■ **Data provided**:
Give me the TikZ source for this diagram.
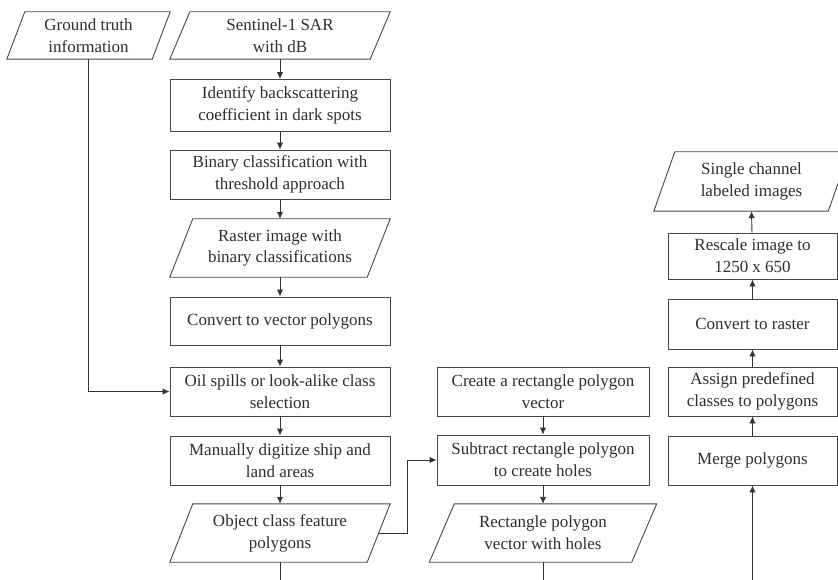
\documentclass[tikz,border=0pt]{standalone}
\usepackage{fontspec}
\setmainfont{Liberation Serif}
\usetikzlibrary{arrows.meta,calc}
\tikzset{
  bd/.style={draw=black!72, line width=0.9pt},
  txt/.style={rectangle, inner sep=0pt, align=center, text=black!82,
    font=\fontsize{17}{21.7}\selectfont},
  box/.style={txt, bd, minimum width=#1},
  arr/.style={draw=black!80, line width=0.9pt, -{Latex[length=7pt,width=6.5pt]}},
  ln/.style={draw=black!80, line width=0.9pt},
}
\newcommand\mkpara[7]{%
  \node[txt, minimum width=#4, minimum height=#5] (#1) at (#2,#3) {#7};
  \draw[bd] ($(#1.south west)+(-#6/2,0)$) -- ($(#1.south east)+(-#6/2,0)$)
     -- ($(#1.north east)+(#6/2,0)$) -- ($(#1.north west)+(#6/2,0)$) -- cycle;}
\begin{document}
\begin{tikzpicture}[x=1pt,y=-1pt]
\clip (0,0) rectangle (838,580);
% left / main column
\mkpara{gt}{88.5}{35.5}{145}{47}{18}{Ground truth\\information}
\mkpara{sent}{280}{35.5}{200}{47}{20}{Sentinel-1 SAR\\with dB}
\node[box=220pt, minimum height=52pt] (ident) at (280,105.5) {Identify backscattering\\coefficient in dark spots};
\node[box=220pt, minimum height=49pt] (bin) at (280,174.5) {Binary classification with\\threshold approach};
\mkpara{rast}{280}{248}{197}{58}{23}{Raster image with\\binary classifications}
\node[box=220pt, minimum height=48pt] (vec) at (280,321) {Convert to vector polygons};
\node[box=220pt, minimum height=49pt] (oil) at (280,391.5) {Oil spills or look-alike class\\selection};
\node[box=220pt, minimum height=49pt] (man) at (280,460.5) {Manually digitize ship and\\land areas};
\mkpara{obj}{280}{533}{197}{58}{23}{Object class feature\\polygons}
% middle column
\node[box=212pt, minimum height=49pt] (cre) at (543,391.5) {Create a rectangle polygon\\vector};
\node[box=212pt, minimum height=50pt] (sub) at (543,460) {Subtract rectangle polygon\\to create holes};
\mkpara{rect}{543}{533}{202}{58}{25}{Rectangle polygon\\vector with holes}
% right column
\mkpara{sing}{751.5}{181.5}{174}{59}{21}{Single channel\\labeled images}
\node[box=169pt, minimum height=46pt] (resc) at (752.5,256) {Rescale image to\\1250 x 650};
\node[box=169pt, minimum height=50pt] (ras) at (752.5,324) {Convert to raster};
\node[box=169pt, minimum height=49pt] (asg) at (752.5,391.5) {Assign predefined\\classes to polygons};
\node[box=169pt, minimum height=49pt] (mer) at (752.5,460.5) {Merge polygons};
% free ends
\coordinate (objend) at (280,580);
\coordinate (rectend) at (543,580);
\coordinate (merstart) at (752.5,580);
\coordinate (bend) at (407,533);
% connectors
\draw[arr] (sent.south) -- (ident.north);
\draw[arr] (ident) -- (bin);
\draw[arr] (bin) -- (rast.north);
\draw[arr] (rast.south) -- (vec);
\draw[arr] (vec) -- (oil);
\draw[arr] (oil) -- (man);
\draw[arr] (man) -- (obj.north);
\draw[ln] (obj.south) -- (objend);
\draw[arr] (gt.south) |- (oil.west);
\draw[arr] (obj.east) -- (bend) |- (sub.west);
\draw[arr] (cre) -- (sub);
\draw[arr] (sub) -- (rect.north);
\draw[ln] (rect.south) -- (rectend);
\draw[arr] (merstart) -- (mer);
\draw[arr] (mer) -- (asg);
\draw[arr] (asg) -- (ras);
\draw[arr] (ras) -- (resc);
\draw[arr] (resc) -- (sing.south);
\end{tikzpicture}
\end{document}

■ **Requirement**: Quote each line of the listing exactly, but leave the pictures out.

■ **Correct result**:
Give me the TikZ source for this diagram.
\documentclass[tikz,border=0pt]{standalone}
\usepackage{fontspec}
\setmainfont{Liberation Serif}
\usetikzlibrary{arrows.meta,calc}
\tikzset{
  bd/.style={draw=black!72, line width=0.9pt},
  txt/.style={rectangle, inner sep=0pt, align=center, text=black!82,
    font=\fontsize{17}{21.7}\selectfont},
  box/.style={txt, bd, minimum width=#1},
  arr/.style={draw=black!80, line width=0.9pt, -{Latex[length=7pt,width=6.5pt]}},
  ln/.style={draw=black!80, line width=0.9pt},
}
\newcommand\mkpara[7]{%
  \node[txt, minimum width=#4, minimum height=#5] (#1) at (#2,#3) {#7};
  \draw[bd] ($(#1.south west)+(-#6/2,0)$) -- ($(#1.south east)+(-#6/2,0)$)
     -- ($(#1.north east)+(#6/2,0)$) -- ($(#1.north west)+(#6/2,0)$) -- cycle;}
\begin{document}
\begin{tikzpicture}[x=1pt,y=-1pt]
\clip (0,0) rectangle (838,580);
% left / main column
\mkpara{gt}{88.5}{35.5}{145}{47}{18}{Ground truth\\information}
\mkpara{sent}{280}{35.5}{200}{47}{20}{Sentinel-1 SAR\\with dB}
\node[box=220pt, minimum height=52pt] (ident) at (280,105.5) {Identify backscattering\\coefficient in dark spots};
\node[box=220pt, minimum height=49pt] (bin) at (280,174.5) {Binary classification with\\threshold approach};
\mkpara{rast}{280}{248}{197}{58}{23}{Raster image with\\binary classifications}
\node[box=220pt, minimum height=48pt] (vec) at (280,321) {Convert to vector polygons};
\node[box=220pt, minimum height=49pt] (oil) at (280,391.5) {Oil spills or look-alike class\\selection};
\node[box=220pt, minimum height=49pt] (man) at (280,460.5) {Manually digitize ship and\\land areas};
\mkpara{obj}{280}{533}{197}{58}{23}{Object class feature\\polygons}
% middle column
\node[box=212pt, minimum height=49pt] (cre) at (543,391.5) {Create a rectangle polygon\\vector};
\node[box=212pt, minimum height=50pt] (sub) at (543,460) {Subtract rectangle polygon\\to create holes};
\mkpara{rect}{543}{533}{202}{58}{25}{Rectangle polygon\\vector with holes}
% right column
\mkpara{sing}{751.5}{181.5}{174}{59}{21}{Single channel\\labeled images}
\node[box=169pt, minimum height=46pt] (resc) at (752.5,256) {Rescale image to\\1250 x 650};
\node[box=169pt, minimum height=50pt] (ras) at (752.5,324) {Convert to raster};
\node[box=169pt, minimum height=49pt] (asg) at (752.5,391.5) {Assign predefined\\classes to polygons};
\node[box=169pt, minimum height=49pt] (mer) at (752.5,460.5) {Merge polygons};
% free ends
\coordinate (objend) at (280,580);
\coordinate (rectend) at (543,580);
\coordinate (merstart) at (752.5,580);
\coordinate (bend) at (407,533);
% connectors
\draw[arr] (sent.south) -- (ident.north);
\draw[arr] (ident) -- (bin);
\draw[arr] (bin) -- (rast.north);
\draw[arr] (rast.south) -- (vec);
\draw[arr] (vec) -- (oil);
\draw[arr] (oil) -- (man);
\draw[arr] (man) -- (obj.north);
\draw[ln] (obj.south) -- (objend);
\draw[arr] (gt.south) |- (oil.west);
\draw[arr] (obj.east) -- (bend) |- (sub.west);
\draw[arr] (cre) -- (sub);
\draw[arr] (sub) -- (rect.north);
\draw[ln] (rect.south) -- (rectend);
\draw[arr] (merstart) -- (mer);
\draw[arr] (mer) -- (asg);
\draw[arr] (asg) -- (ras);
\draw[arr] (ras) -- (resc);
\draw[arr] (resc) -- (sing.south);
\end{tikzpicture}
\end{document}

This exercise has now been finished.